What you should do: Starting at the first line of the data, print each line verbatim up to and including the line bearing "plt.rcParams['font.family'] = ['Liberation", omitting pictures.

Information shown:

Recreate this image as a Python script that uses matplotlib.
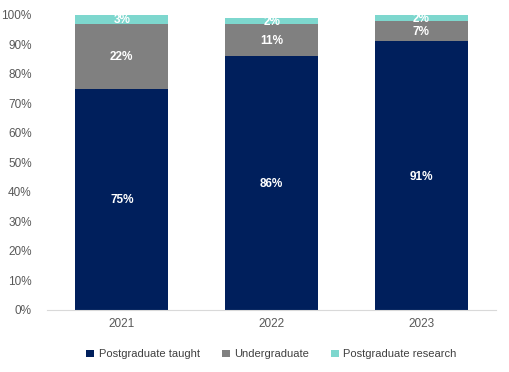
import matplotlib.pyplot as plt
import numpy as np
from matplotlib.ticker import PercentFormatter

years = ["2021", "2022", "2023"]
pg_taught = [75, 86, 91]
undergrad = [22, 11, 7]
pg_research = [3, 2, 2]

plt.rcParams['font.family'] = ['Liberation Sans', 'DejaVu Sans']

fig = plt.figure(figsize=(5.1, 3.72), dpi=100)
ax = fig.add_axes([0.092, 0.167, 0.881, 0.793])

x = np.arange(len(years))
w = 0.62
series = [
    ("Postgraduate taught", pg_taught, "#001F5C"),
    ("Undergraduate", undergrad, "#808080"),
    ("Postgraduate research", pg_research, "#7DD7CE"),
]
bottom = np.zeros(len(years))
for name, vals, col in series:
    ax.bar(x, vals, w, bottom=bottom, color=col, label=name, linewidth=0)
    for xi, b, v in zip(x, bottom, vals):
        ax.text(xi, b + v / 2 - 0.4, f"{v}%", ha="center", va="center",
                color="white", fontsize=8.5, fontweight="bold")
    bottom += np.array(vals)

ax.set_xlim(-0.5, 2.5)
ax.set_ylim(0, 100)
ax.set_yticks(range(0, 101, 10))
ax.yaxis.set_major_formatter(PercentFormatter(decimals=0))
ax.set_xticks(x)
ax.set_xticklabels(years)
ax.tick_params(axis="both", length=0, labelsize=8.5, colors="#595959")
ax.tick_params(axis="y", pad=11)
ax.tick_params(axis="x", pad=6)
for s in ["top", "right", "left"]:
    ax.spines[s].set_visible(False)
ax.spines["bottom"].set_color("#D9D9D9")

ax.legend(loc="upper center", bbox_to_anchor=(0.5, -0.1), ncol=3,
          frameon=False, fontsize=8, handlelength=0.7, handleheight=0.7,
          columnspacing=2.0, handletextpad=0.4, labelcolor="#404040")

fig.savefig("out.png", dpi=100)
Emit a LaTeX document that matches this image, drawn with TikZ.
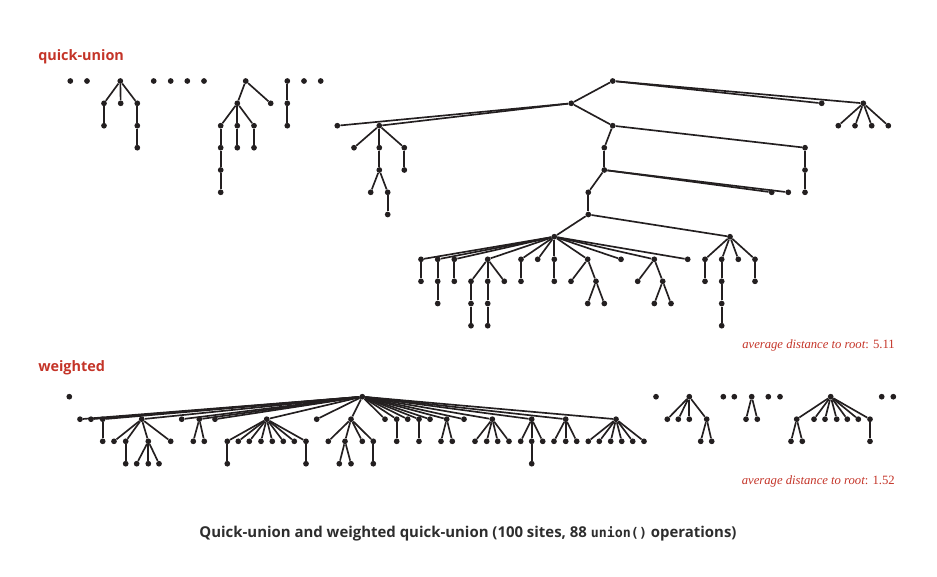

Task output:
Recreate this image as a Python script that uses matplotlib.
import matplotlib.pyplot as plt
import numpy as np
from matplotlib.ticker import PercentFormatter

years = ["2021", "2022", "2023"]
pg_taught = [75, 86, 91]
undergrad = [22, 11, 7]
pg_research = [3, 2, 2]

plt.rcParams['font.family'] = ['Liberation Sans', 'DejaVu Sans']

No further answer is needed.